Power struggles between warlords have broken out in most cities including Kandahar. Temporary power-sharing agreements could easily break down as they wage battles for their own power, prestige and booty. The areas surrounding and in between cities have degenerated into anarchy with roadblocks and checkpoints manned by armed bandits looting and terrorising.

It was the anarchic and chaotic conditions which reigned under these forces last time which allowed the Taliban to come to power in the first place.

Any foreign peacekeeping force could easily become caught up between feuding warlords or dragged into a guerrilla war with remnants of the Taliban.

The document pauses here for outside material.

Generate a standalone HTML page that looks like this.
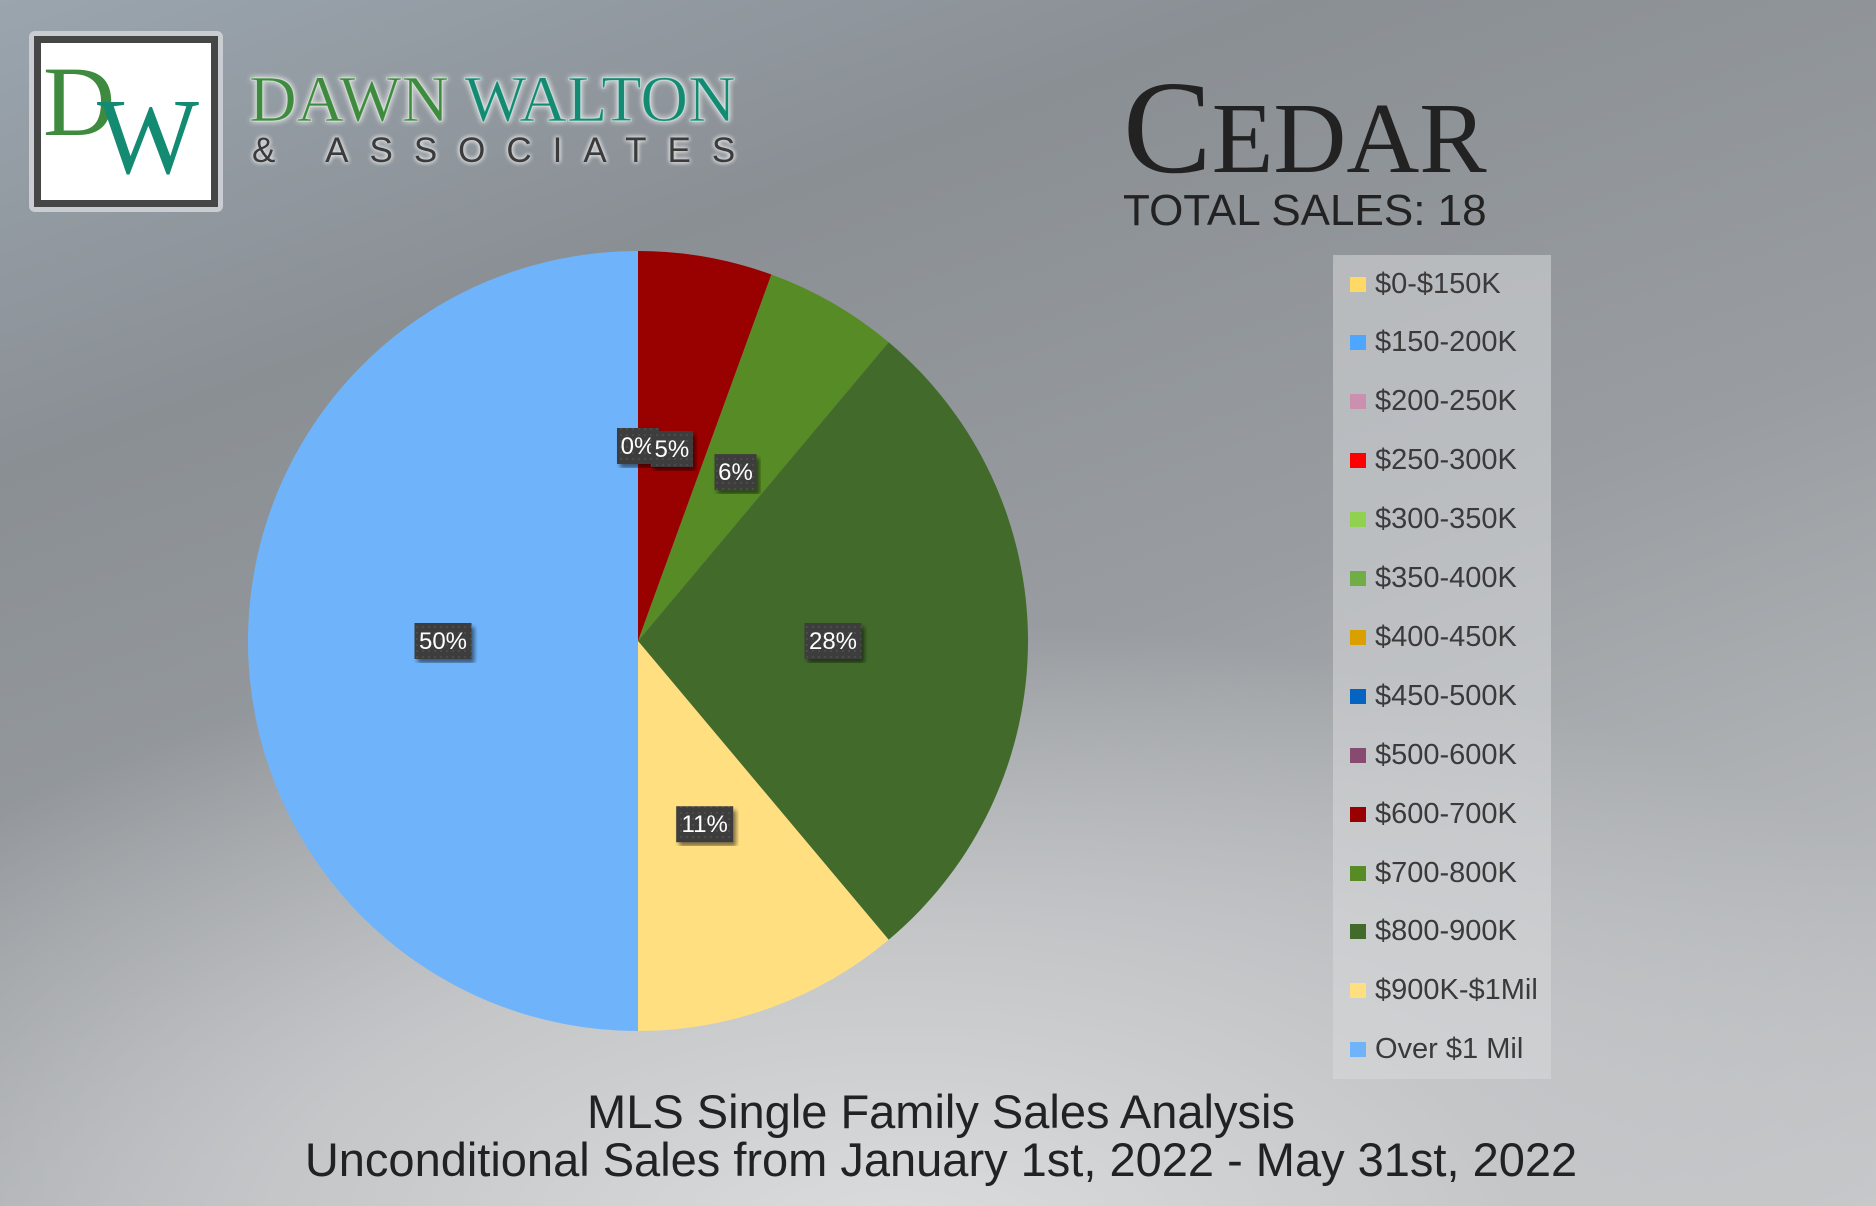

Afghanistan's desperate people have had enough of war and violence but capitalism cannot offer them a stable future free from poverty. At least six million Afghans are refugees.

Iran has begun to forcibly repatriate refugees who have no homes to go to. The 60% of refugees in Pakistan not in camps are now being moved to border areas where they face terrible conditions.

In Bosnia, more than two years after the war ended, over one million refugees are still displaced. The situation in Afghanistan is even more desperate. The promised "billions of dollars of foreign aid", even if they materialise, will not be sufficient to create a decent life for people in this country ravaged by war and starvation.

For them and workers and poor around the world only socialism can guarantee freedom from poverty, oppression, conflict and war.